After a short recess to plumb your flaws, they greet you as Dr. So-and-So, shake your hand, and outline the six months of detailed revisions that must be completed before you can take the degree. Then you might go to dinner or something. Most people try to do something special afterwards on their own. I dragged my poor boyfriend to Hawaii without his violin, and then tried to kill him by driving over the Rockies during a blizzard. Good times.

In the NL, the oral defense is scheduled only after the dissertation has been fully completed and in fact published, in paperback. So the candidate is defending something that is already, quite literally, a book. The oral defense itself is limited to no more than one hour, and a university official keeps time to the second, loudly banging his stick on the floor when time has elapsed. And how can there be any revisions, when the dissertation has already been published? The whole thing is thus ceremony at its most transparent.

The audience consists of the entire department on the left, and the candidate's family and friends on the right, like a parody called Academic Wedding. The candidate is supported on stage by two pronyms, friends who stand on each side in case the candidate falters. The candidate gives a brief, content-free presentation to the audience, which the committee is not allowed to attend. With time to spare at the end, the candidate lets the audience know that hors d'oeuvres will be served beginning at 16:30.

The audience is ordered to stand as the committee enters. Consisting of two proponents (advisors) and four opponents (friendly outside reviewers unworthy of the word), the committee members are befrocked in their academic gowns and allowed to ask no more than one question each. They speak only when called upon by the moderator, who controls the microphones, each of which lights up in red when the member is allowed to speak.

The whole affair resembles nothing more than a medieval game show. The opponents ask long, byzantine questions, often more comment than question, and the candidate, knowing that time is short, filibusters until the moderator loses patience with the answer. The entire defense thus consists of exactly four endless questions and four endless answers. The official bangs the floor and it's over.

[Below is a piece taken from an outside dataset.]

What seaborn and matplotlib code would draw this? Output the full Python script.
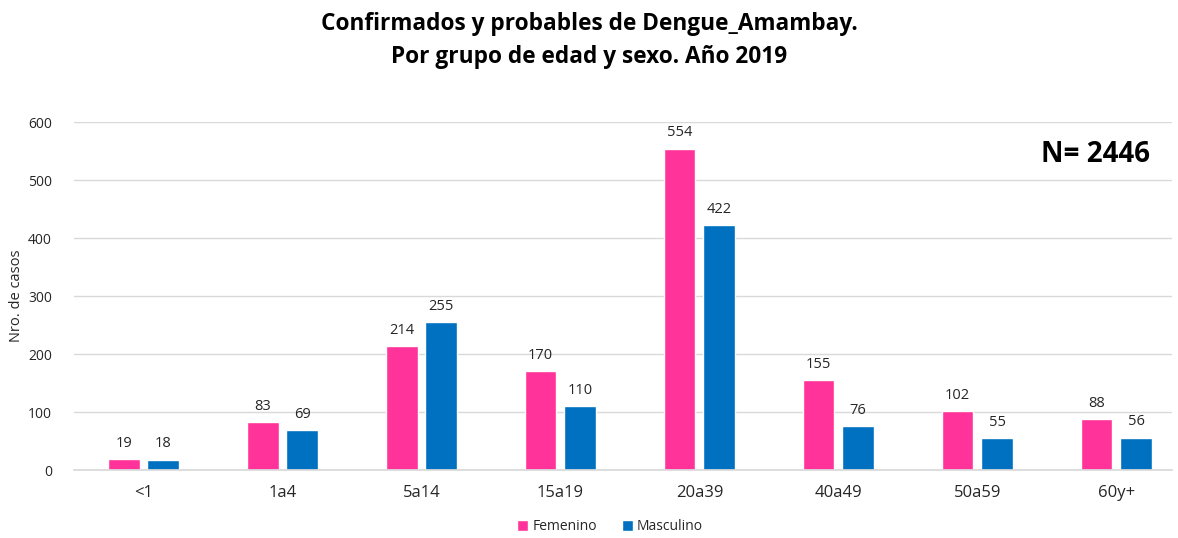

The committee retires to deliberate over a long foregone conclusion. After they return and present the degree, the proponents give long, wonderful speeches about the wit and persistence of the candidate, and how much he will be missed by the department. Then there is the brief reception with drinks and the promised hors d'oeuvres, where there are more speeches and gifts are presented.

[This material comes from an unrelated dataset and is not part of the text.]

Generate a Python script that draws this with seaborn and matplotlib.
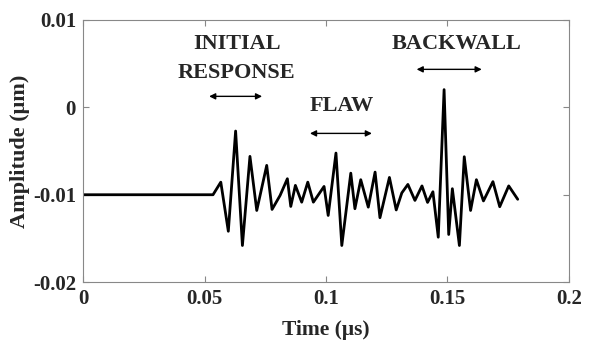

The new Ph.D. is then expected to throw a rather elaborate party for the department at his own expense. The party can cost anywhere from 2000 euros to as much as 10,000 euros, which is over $12,000. There is eating and a lot of drinking and even more speeches from relatives standing on chairs. The department usually sings a song about the candidate with invented lyrics. This time it was to the music of "O Nederland!", a tune I knew by heart due to the endless TV commercials selling patriotic cell phone ring tones.

That was enough for me. I retreated to my hotel bathtub for a long soak and good old American TV. I enjoyed it so much that the two-hour immersion caused a charley horse that had me screaming in pain and then prevented me from getting out of the tub, "I've fallen... and I can't get up!" for a new millennium. But that's another story.

3 Comments:

At 9:51 PM, Blogger Kris said...

I, for one, would like selectively to adopt some of these customs:

1. Committee wears academic gowns. With what they cost, you ought to get to wear them more than twice a year.

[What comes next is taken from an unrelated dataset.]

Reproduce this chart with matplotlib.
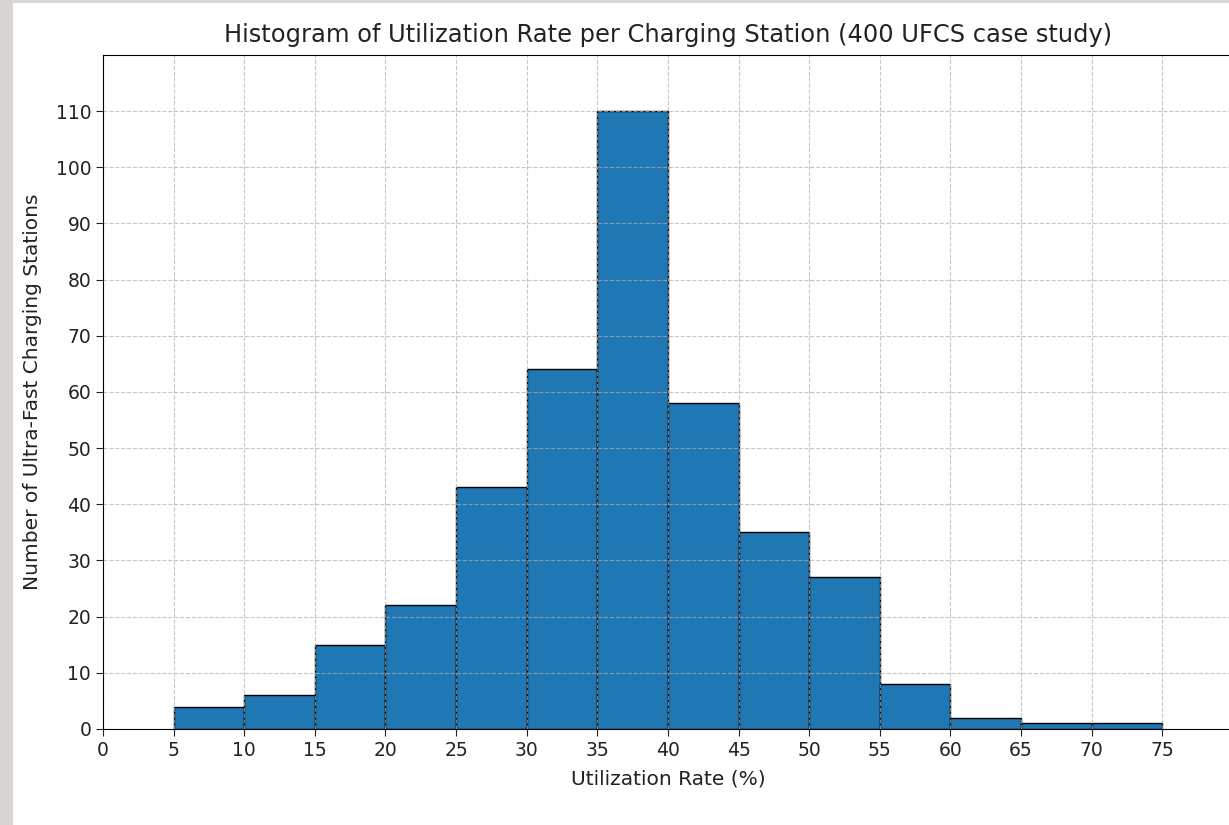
import numpy as np
import matplotlib.pyplot as plt
from matplotlib.patches import Rectangle

# Utilization rate bins (%) and number of stations per bin
bin_edges = [5, 10, 15, 20, 25, 30, 35, 40, 45, 50, 55, 60, 65, 70, 75]
counts = [4, 6, 15, 22, 43, 64, 110, 58, 35, 27, 8, 2, 1, 1]

x_ticks = list(range(0, 80, 5))
y_ticks = list(range(0, 120, 10))

fig = plt.figure(figsize=(12.29, 8.25), dpi=100)
ax = fig.add_axes([0.0838, 0.1164, 0.9194, 0.8170])

# grey frame strips on left and top
fig.patches.append(Rectangle((0, 0), 13 / 1229, 1, transform=fig.transFigure,
                             facecolor='#d9d6d1', edgecolor='none', zorder=-1))
fig.patches.append(Rectangle((0, 1 - 3 / 825), 1, 3 / 825, transform=fig.transFigure,
                             facecolor='#d9d6d1', edgecolor='none', zorder=-1))

widths = np.diff(bin_edges)
ax.bar(bin_edges[:-1], counts, width=widths, align='edge',
       color='#1f77b4', edgecolor='black', linewidth=1)

ax.set_xlim(0, 80)
ax.set_ylim(0, 120)
ax.set_xticks(x_ticks)
ax.set_yticks(y_ticks)
ax.tick_params(labelsize=13.5, length=5, colors='#222222')

ax.set_title("Histogram of Utilization Rate per Charging Station (400 UFCS case study)",
             fontsize=17.4, pad=9, color='#222222')
ax.set_xlabel("Utilization Rate (%)", fontsize=14.5, labelpad=7, color='#222222')
ax.set_ylabel("Number of Ultra-Fast Charging Stations", fontsize=14.5, labelpad=10,
              color='#222222')
ax.grid(True, linestyle='--', alpha=0.7)

plt.savefig("out.png", dpi=100)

2. The university representative with the pounding stick. But I would like this person to attend faculty meetings as well as defenses, to pound "time's up."

3. The elaborate reception with singing of invented songs about the new PhD. I come from a family of parody-song writers and don't get to use this skill as much in faculty life as I did when I was in student affairs. Bring back the Ed School Follies, I say.

Thanks for sharing this glimpse into the NL PhD ritual - I'd love to hear others' stories of defense rituals, too.

 
At 7:41 PM, Blogger spacepotatoes said...

I also found this blog through Frolic and Detour, and I'm glad I did!

I particularly enjoy your take on Netherlands academia, since I'm just starting out in grad school myself and I've always been interested in how people approach learning/teaching in different places.

As far as I know, the defense process is very similar (if not exactly the same) here in Canada as in the US. Although, it would be great if our committee could wear the academic regalia during the defense - I would be too busy laughing to worry about being nervous :)

 
At 10:40 PM, Anonymous Anonymous said...

Mike!
I love your reference to "Ive fallen and i can't get up!"
Netherlands sounds absolutely amazing! YOu lucky dog!
You still keep in touch with any of your friends from Connecticut AMERICA???